- [What is expected] Up to and including the line with "[220.71, 228.34], [231.42, 242.45]]", write out the listing from its first line, minus the pictures.

- [Source material]
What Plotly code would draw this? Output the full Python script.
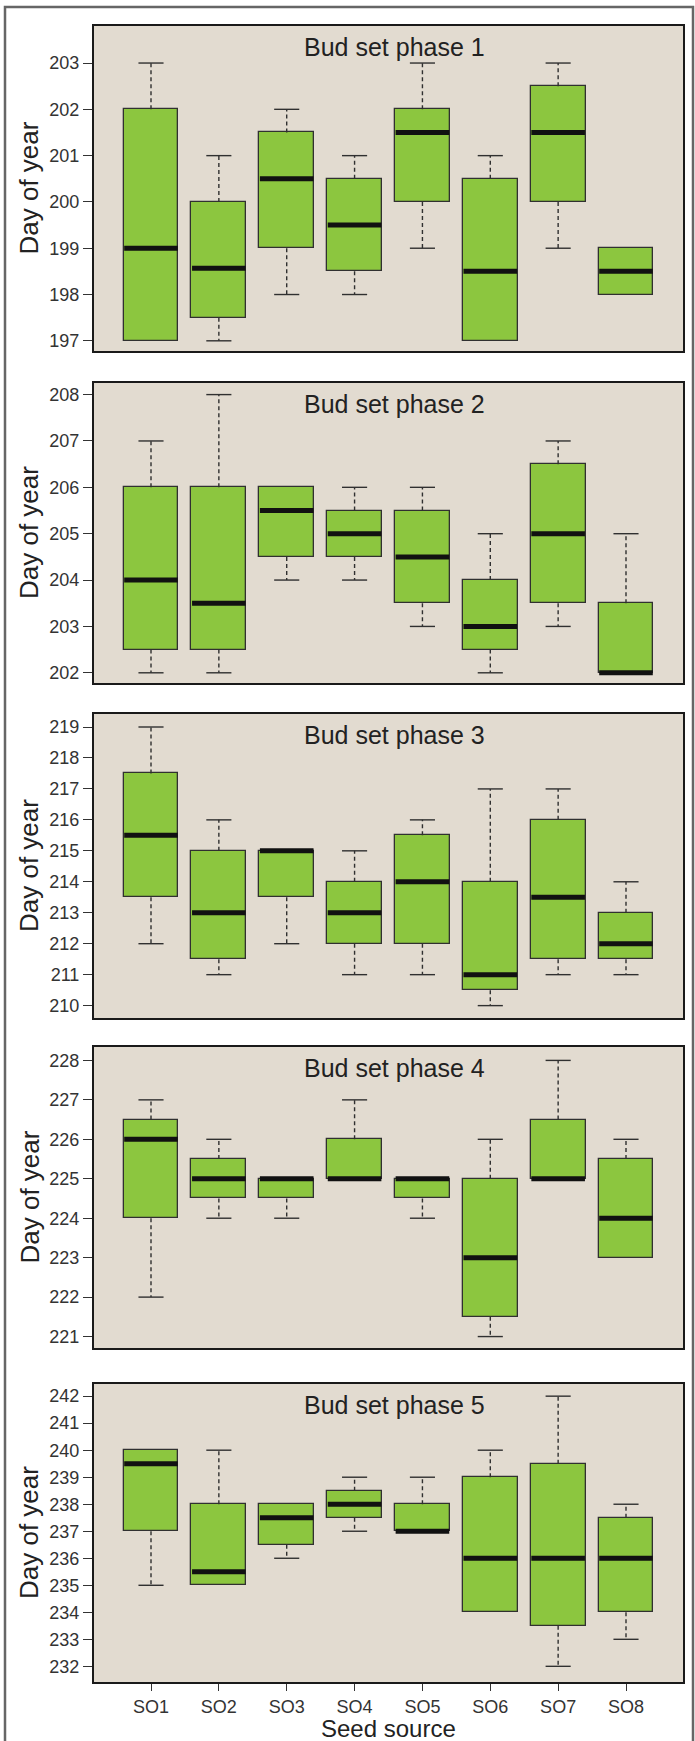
import plotly.graph_objects as go

# ---------------- data ----------------
sources = ["SO1", "SO2", "SO3", "SO4", "SO5", "SO6", "SO7", "SO8"]
phase_titles = ["Bud set phase 1", "Bud set phase 2", "Bud set phase 3",
                "Bud set phase 4", "Bud set phase 5"]

p1_lower = [197, 197, 198, 198, 199, 197, 199, 198]
p1_q1 = [197, 197.5, 199, 198.5, 200, 197, 200, 198]
p1_median = [199, 198.57, 200.5, 199.5, 201.5, 198.5, 201.5, 198.5]
p1_q3 = [202, 200, 201.5, 200.5, 202, 200.5, 202.5, 199]
p1_upper = [203, 201, 202, 201, 203, 201, 203, 199]

p2_lower = [202, 202, 204, 204, 203, 202, 203, 202]
p2_q1 = [202.5, 202.5, 204.5, 204.5, 203.5, 202.5, 203.5, 202]
p2_median = [204, 203.5, 205.5, 205, 204.5, 203, 205, 202]
p2_q3 = [206, 206, 206, 205.5, 205.5, 204, 206.5, 203.5]
p2_upper = [207, 208, 206, 206, 206, 205, 207, 205]

p3_lower = [212, 211, 212, 211, 211, 210, 211, 211]
p3_q1 = [213.5, 211.5, 213.5, 212, 212, 210.5, 211.5, 211.5]
p3_median = [215.5, 213, 215, 213, 214, 211, 213.5, 212]
p3_q3 = [217.5, 215, 215, 214, 215.5, 214, 216, 213]
p3_upper = [219, 216, 215, 215, 216, 217, 217, 214]

p4_lower = [222, 224, 224, 225, 224, 221, 225, 223]
p4_q1 = [224, 224.5, 224.5, 225, 224.5, 221.5, 225, 223]
p4_median = [226, 225, 225, 225, 225, 223, 225, 224]
p4_q3 = [226.5, 225.5, 225, 226, 225, 225, 226.5, 225.5]
p4_upper = [227, 226, 225, 227, 225, 226, 228, 226]

p5_lower = [235, 235, 236, 237, 237, 234, 232, 233]
p5_q1 = [237, 235, 236.5, 237.5, 237, 234, 233.5, 234]
p5_median = [239.5, 235.5, 237.5, 238, 237, 236, 236, 236]
p5_q3 = [240, 238, 238, 238.5, 238, 239, 239.5, 237.5]
p5_upper = [240, 240, 238, 239, 239, 240, 242, 238]

y_ticks = [list(range(197, 204)), list(range(202, 209)), list(range(210, 220)),
           list(range(221, 229)), list(range(232, 243))]
y_ranges = [[196.78, 203.8], [201.78, 208.25], [209.6, 219.42],
            [220.71, 228.34], [231.42, 242.45]]

phases = [
    (p1_lower, p1_q1, p1_median, p1_q3, p1_upper),
    (p2_lower, p2_q1, p2_median, p2_q3, p2_upper),
    (p3_lower, p3_q1, p3_median, p3_q3, p3_upper),
    (p4_lower, p4_q1, p4_median, p4_q3, p4_upper),
    (p5_lower, p5_q1, p5_median, p5_q3, p5_upper),
]

# ---------------- layout constants ----------------
W, H = 695, 1741
frames_px = [(26, 351), (383, 683), (714, 1018), (1047, 1348), (1384, 1682)]
x_left_px, x_right_px = 94, 683
BOX_W = 0.81
CAP_W = 0.37
GREEN = "#8cc63f"
BG = "#e2dbd0"
EDGE = "#303030"
FONT = "Liberation Sans, Arial, sans-serif"

xpos = list(range(1, len(sources) + 1))

fig = go.Figure()
layout = dict(
    width=W, height=H, margin=dict(l=0, r=0, t=0, b=0),
    paper_bgcolor="white", plot_bgcolor=BG, showlegend=False,
    bargap=0, barmode="overlay", font=dict(family=FONT, color="#333"),
)
annotations = []

for k, (lo, q1, med, q3, up) in enumerate(phases):
    n = "" if k == 0 else str(k + 1)
    xa, ya = "x" + n, "y" + n
    # IQR boxes
    fig.add_trace(go.Bar(
        x=xpos, base=q1, y=[b - a for a, b in zip(q1, q3)], width=BOX_W,
        marker=dict(color=GREEN, line=dict(color=EDGE, width=1.3)),
        xaxis=xa, yaxis=ya, hoverinfo="skip"))
    # whiskers (dashed)
    wx, wy = [], []
    for i, x in enumerate(xpos):
        wx += [x, x, None, x, x, None]
        wy += [q3[i], up[i], None, q1[i], lo[i], None]
    fig.add_trace(go.Scatter(x=wx, y=wy, mode="lines", xaxis=xa, yaxis=ya,
                             line=dict(color=EDGE, width=1.4, dash="4px,3px"),
                             hoverinfo="skip"))
    # caps
    cx, cy = [], []
    for i, x in enumerate(xpos):
        if up[i] > q3[i]:
            cx += [x - CAP_W / 2, x + CAP_W / 2, None]
            cy += [up[i], up[i], None]
        if lo[i] < q1[i]:
            cx += [x - CAP_W / 2, x + CAP_W / 2, None]
            cy += [lo[i], lo[i], None]
    fig.add_trace(go.Scatter(x=cx, y=cy, mode="lines", xaxis=xa, yaxis=ya,
                             line=dict(color=EDGE, width=1.4), hoverinfo="skip"))
    # medians
    mx, my = [], []
    for i, x in enumerate(xpos):
        mx += [x - BOX_W / 2 + 0.01, x + BOX_W / 2 - 0.01, None]
        my += [med[i], med[i], None]
    fig.add_trace(go.Scatter(x=mx, y=my, mode="lines", xaxis=xa, yaxis=ya,
                             line=dict(color="#111", width=5), hoverinfo="skip"))

    top_px, bot_px = frames_px[k]
    dom = [1 - bot_px / H, 1 - top_px / H]
    last = k == len(phases) - 1
    layout["xaxis" + n] = dict(
        domain=[x_left_px / W, x_right_px / W], range=[0.16, 8.84],
        anchor=ya, showgrid=False, zeroline=False,
        showline=True, mirror=True, linecolor="#1a1a1a", linewidth=2,
        tickmode="array", tickvals=xpos if last else [],
        ticktext=sources if last else [],
        ticks="outside" if last else "", ticklen=7, tickwidth=1.3, tickcolor="#333",
        tickfont=dict(size=18, color="#333", family=FONT),
    )
    layout["yaxis" + n] = dict(
        domain=dom, range=y_ranges[k], anchor=xa, showgrid=False, zeroline=False,
        showline=True, mirror=True, linecolor="#1a1a1a", linewidth=2,
        tickmode="array", tickvals=y_ticks[k],
        ticks="outside", ticklen=9, tickwidth=1.3, tickcolor="#333",
        tickfont=dict(size=18, color="#333", family=FONT),
    )
    panel_h = bot_px - top_px
    annotations.append(dict(
        text=phase_titles[k], xref=xa + " domain", yref=ya + " domain",
        x=0.51, y=1 - 21 / panel_h, xanchor="center", yanchor="middle",
        showarrow=False, font=dict(size=25, color="#222", family=FONT)))
    annotations.append(dict(
        text="Day of year", xref="paper", yref=ya + " domain",
        x=29 / W, y=0.5, xanchor="center", yanchor="middle", textangle=-90,
        showarrow=False, font=dict(size=26, color="#222", family=FONT)))

annotations.append(dict(
    text="Seed source", xref="paper", yref="paper",
    x=(x_left_px + x_right_px) / 2 / W, y=-3 / H,
    xanchor="center", yanchor="bottom", showarrow=False,
    font=dict(size=24, color="#222", family=FONT)))

layout["annotations"] = annotations
layout["shapes"] = [dict(
    type="rect", xref="paper", yref="paper",
    x0=5 / W, x1=693 / W, y0=-0.02, y1=1 - 7 / H,
    line=dict(color="#666", width=2.5), fillcolor="rgba(0,0,0,0)", layer="below")]

fig.update_layout(**layout)
fig.write_html("out.html", config={"displayModeBar": False},
               post_script="document.body.style.margin='0';document.body.style.padding='0';")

- [Task answer]
What Plotly code would draw this? Output the full Python script.
import plotly.graph_objects as go

# ---------------- data ----------------
sources = ["SO1", "SO2", "SO3", "SO4", "SO5", "SO6", "SO7", "SO8"]
phase_titles = ["Bud set phase 1", "Bud set phase 2", "Bud set phase 3",
                "Bud set phase 4", "Bud set phase 5"]

p1_lower = [197, 197, 198, 198, 199, 197, 199, 198]
p1_q1 = [197, 197.5, 199, 198.5, 200, 197, 200, 198]
p1_median = [199, 198.57, 200.5, 199.5, 201.5, 198.5, 201.5, 198.5]
p1_q3 = [202, 200, 201.5, 200.5, 202, 200.5, 202.5, 199]
p1_upper = [203, 201, 202, 201, 203, 201, 203, 199]

p2_lower = [202, 202, 204, 204, 203, 202, 203, 202]
p2_q1 = [202.5, 202.5, 204.5, 204.5, 203.5, 202.5, 203.5, 202]
p2_median = [204, 203.5, 205.5, 205, 204.5, 203, 205, 202]
p2_q3 = [206, 206, 206, 205.5, 205.5, 204, 206.5, 203.5]
p2_upper = [207, 208, 206, 206, 206, 205, 207, 205]

p3_lower = [212, 211, 212, 211, 211, 210, 211, 211]
p3_q1 = [213.5, 211.5, 213.5, 212, 212, 210.5, 211.5, 211.5]
p3_median = [215.5, 213, 215, 213, 214, 211, 213.5, 212]
p3_q3 = [217.5, 215, 215, 214, 215.5, 214, 216, 213]
p3_upper = [219, 216, 215, 215, 216, 217, 217, 214]

p4_lower = [222, 224, 224, 225, 224, 221, 225, 223]
p4_q1 = [224, 224.5, 224.5, 225, 224.5, 221.5, 225, 223]
p4_median = [226, 225, 225, 225, 225, 223, 225, 224]
p4_q3 = [226.5, 225.5, 225, 226, 225, 225, 226.5, 225.5]
p4_upper = [227, 226, 225, 227, 225, 226, 228, 226]

p5_lower = [235, 235, 236, 237, 237, 234, 232, 233]
p5_q1 = [237, 235, 236.5, 237.5, 237, 234, 233.5, 234]
p5_median = [239.5, 235.5, 237.5, 238, 237, 236, 236, 236]
p5_q3 = [240, 238, 238, 238.5, 238, 239, 239.5, 237.5]
p5_upper = [240, 240, 238, 239, 239, 240, 242, 238]

y_ticks = [list(range(197, 204)), list(range(202, 209)), list(range(210, 220)),
           list(range(221, 229)), list(range(232, 243))]
y_ranges = [[196.78, 203.8], [201.78, 208.25], [209.6, 219.42],
            [220.71, 228.34], [231.42, 242.45]]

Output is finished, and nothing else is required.